=== Exercise aim ===
Lines that contain the string "document" are to be copied; leave out all others.

=== Task data ===
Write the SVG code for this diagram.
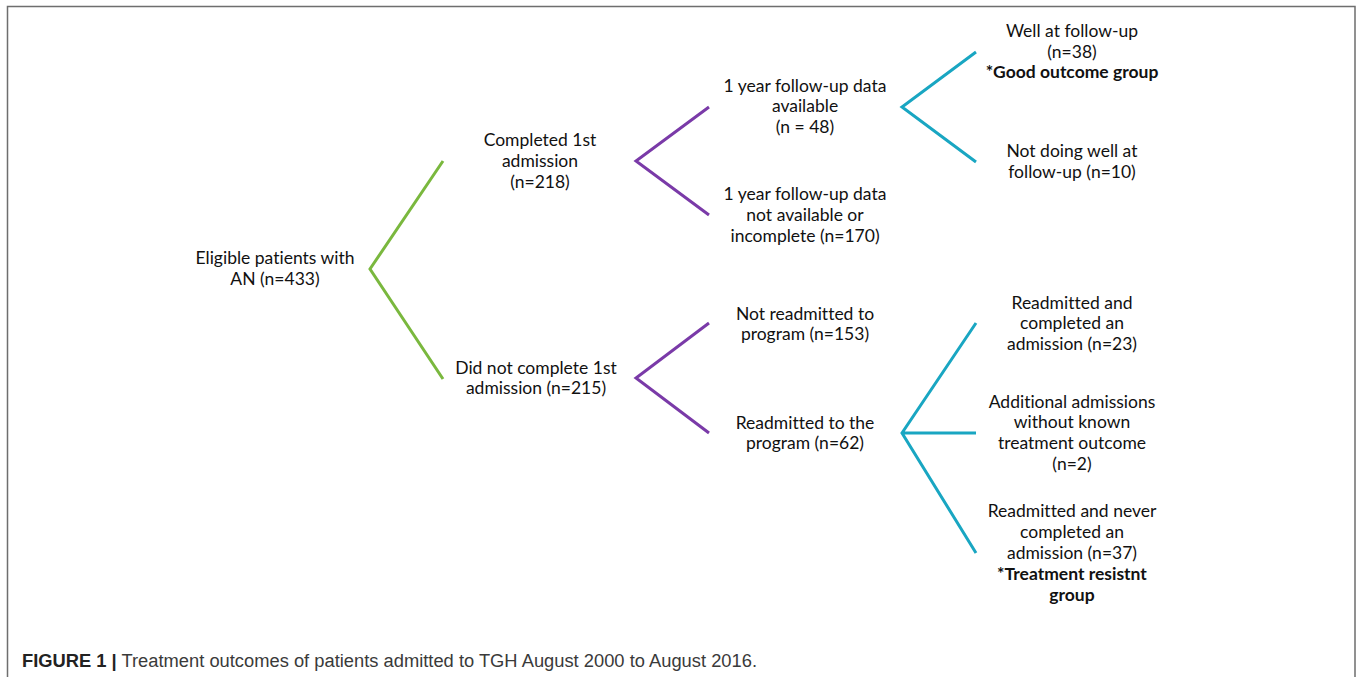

---

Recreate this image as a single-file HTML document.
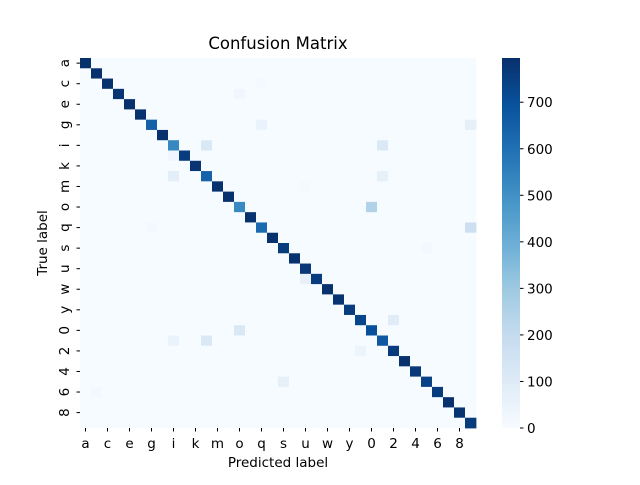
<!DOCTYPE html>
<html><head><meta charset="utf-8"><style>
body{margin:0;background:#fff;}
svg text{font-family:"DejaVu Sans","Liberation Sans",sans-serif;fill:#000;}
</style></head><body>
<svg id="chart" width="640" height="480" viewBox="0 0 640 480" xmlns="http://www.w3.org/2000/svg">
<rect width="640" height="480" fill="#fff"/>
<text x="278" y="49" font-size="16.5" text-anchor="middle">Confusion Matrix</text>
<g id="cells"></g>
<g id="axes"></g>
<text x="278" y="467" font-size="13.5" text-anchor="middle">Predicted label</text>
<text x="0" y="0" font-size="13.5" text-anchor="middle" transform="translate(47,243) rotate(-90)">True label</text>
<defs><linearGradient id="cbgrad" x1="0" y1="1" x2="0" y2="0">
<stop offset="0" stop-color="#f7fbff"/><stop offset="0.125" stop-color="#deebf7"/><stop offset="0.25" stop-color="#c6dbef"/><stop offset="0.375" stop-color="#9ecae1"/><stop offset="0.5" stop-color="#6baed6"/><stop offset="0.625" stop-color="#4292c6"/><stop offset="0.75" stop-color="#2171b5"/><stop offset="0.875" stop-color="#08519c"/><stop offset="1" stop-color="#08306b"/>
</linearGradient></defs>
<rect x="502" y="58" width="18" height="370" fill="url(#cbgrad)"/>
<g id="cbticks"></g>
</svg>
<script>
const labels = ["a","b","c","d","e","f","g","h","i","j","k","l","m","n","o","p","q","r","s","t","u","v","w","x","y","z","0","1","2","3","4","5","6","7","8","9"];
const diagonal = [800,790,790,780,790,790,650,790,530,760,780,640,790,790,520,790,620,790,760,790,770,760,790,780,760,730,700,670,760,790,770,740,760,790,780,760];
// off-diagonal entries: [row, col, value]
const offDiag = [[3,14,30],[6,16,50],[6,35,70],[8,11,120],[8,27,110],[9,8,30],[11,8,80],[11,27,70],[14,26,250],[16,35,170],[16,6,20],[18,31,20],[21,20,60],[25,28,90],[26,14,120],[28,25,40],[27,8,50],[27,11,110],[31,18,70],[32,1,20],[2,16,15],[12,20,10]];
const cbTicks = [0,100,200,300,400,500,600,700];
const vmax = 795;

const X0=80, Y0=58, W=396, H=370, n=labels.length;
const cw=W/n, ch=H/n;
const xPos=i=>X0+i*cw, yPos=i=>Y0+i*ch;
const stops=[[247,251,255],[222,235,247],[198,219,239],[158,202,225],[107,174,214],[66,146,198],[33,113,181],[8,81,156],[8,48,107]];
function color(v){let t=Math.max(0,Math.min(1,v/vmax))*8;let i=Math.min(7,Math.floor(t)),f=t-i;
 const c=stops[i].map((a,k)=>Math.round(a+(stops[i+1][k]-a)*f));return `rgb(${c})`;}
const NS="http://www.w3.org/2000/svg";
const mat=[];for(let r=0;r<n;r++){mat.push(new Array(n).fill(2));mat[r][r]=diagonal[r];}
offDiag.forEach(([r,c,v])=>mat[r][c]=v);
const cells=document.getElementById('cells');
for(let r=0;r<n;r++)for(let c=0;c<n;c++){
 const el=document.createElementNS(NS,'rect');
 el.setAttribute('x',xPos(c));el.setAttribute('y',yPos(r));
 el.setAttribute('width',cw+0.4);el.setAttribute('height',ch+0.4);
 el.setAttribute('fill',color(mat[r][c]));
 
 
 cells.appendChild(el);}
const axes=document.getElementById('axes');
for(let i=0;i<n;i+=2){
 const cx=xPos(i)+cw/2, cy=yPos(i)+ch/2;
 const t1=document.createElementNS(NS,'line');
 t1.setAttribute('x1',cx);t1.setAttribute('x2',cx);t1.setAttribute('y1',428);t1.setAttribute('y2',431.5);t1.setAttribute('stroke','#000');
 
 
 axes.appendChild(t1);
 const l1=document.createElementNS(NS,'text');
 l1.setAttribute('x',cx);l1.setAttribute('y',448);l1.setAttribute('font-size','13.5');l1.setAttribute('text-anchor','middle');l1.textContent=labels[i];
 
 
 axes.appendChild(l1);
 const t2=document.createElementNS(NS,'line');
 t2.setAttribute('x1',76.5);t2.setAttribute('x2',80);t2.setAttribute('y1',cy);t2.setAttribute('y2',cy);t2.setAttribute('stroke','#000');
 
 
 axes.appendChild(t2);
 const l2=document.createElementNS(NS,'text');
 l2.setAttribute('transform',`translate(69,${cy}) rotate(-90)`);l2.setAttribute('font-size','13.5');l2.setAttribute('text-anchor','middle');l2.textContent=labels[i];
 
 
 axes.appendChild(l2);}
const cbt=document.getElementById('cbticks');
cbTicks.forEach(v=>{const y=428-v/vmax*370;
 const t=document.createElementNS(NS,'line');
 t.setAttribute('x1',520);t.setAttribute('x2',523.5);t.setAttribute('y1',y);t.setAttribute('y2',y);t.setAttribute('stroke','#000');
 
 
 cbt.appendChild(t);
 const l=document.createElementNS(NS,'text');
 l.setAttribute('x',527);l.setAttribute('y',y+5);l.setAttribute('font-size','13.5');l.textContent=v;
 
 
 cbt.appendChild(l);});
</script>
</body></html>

=== Full response ===
Recreate this image as a single-file HTML document.
const cells=document.getElementById('cells');
 const el=document.createElementNS(NS,'rect');
const axes=document.getElementById('axes');
 const t1=document.createElementNS(NS,'line');
 const l1=document.createElementNS(NS,'text');
 const t2=document.createElementNS(NS,'line');
 const l2=document.createElementNS(NS,'text');
const cbt=document.getElementById('cbticks');
 const t=document.createElementNS(NS,'line');
 const l=document.createElementNS(NS,'text');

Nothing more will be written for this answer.